The things you discover when you’re with Switzerland’s leading Bollywood expert:
Actor Salman Khan = A blow-up doll.
It’s like they were separated at birth. And no, that’s not a blow-up doll version of Salman Khan. That’s just a regular, buy-it-on-the-internet (Why? Who am I to judge?) blow-up doll.
In case you were wondering, I found the doll while trying to find a photo of Hrithik Roshan. Thank you, Aunty Google.
Incidentally, Salman Khan has one of the more entertaining Twitter feeds among those of Bollywood stars. There are the Pinter-esque ones, like “seriously?” and “Hi”. Sometimes, he tells you whether or not he skipped dinner. At times he laments about issues that bother many of us in Mumbai, like this one:
“haji ali juice center shuts at abt 12 ? Wow . Dint kno that, now that’s really sad,wonder y ? used to have juice n pizza’s at 5am.”
Then there’s tweets like this one that defy description:
“NOTHING JST ON MY WAY TO THE AIRPORT GOING TO DUBAI TO SHOOT FOR MENTAL HEARING A TRACK WAKANDA IN MY CAR BY DIMITRI VEGAS AND LIKE MIKE”.
This is how screwed up my head is.
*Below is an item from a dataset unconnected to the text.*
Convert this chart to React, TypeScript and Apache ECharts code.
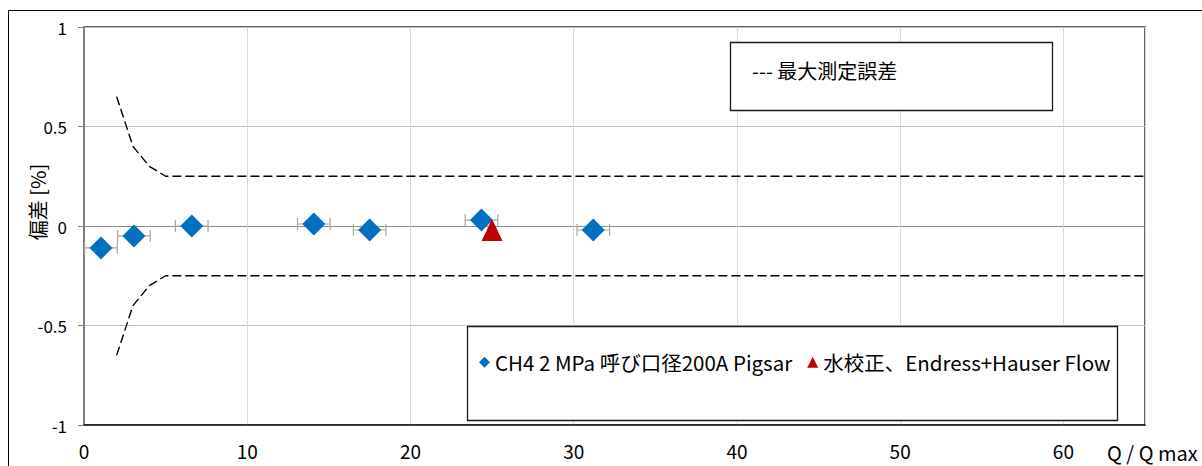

I look at that last tweet and keep remembering Leos Carax’s Holy Motors, in which an actor spends the entire day being driven around in a car that takes him from location to location. What if, in the middle of preparing for his next role, the actor sent out tweets like Salman Khan does? He’d add a layer of reality and authenticity to his performances and it would take the madness of Holy Motors to a whole new level of … god knows what. Holy Motors was one of those absurd, inexplicable and utterly mind-boggling films that a viewer — depending upon their artistic inclinations — will either tear apart for being high-on-crack rubbish or celebrate for being brilliant and insightful. Which, I suppose, is how one could also describe Salman Khan, given his heroic stature among many connoisseurs of Bollywood.
I loved Holy Motors.
I can’t stand Salman Blow-up Doll Khan.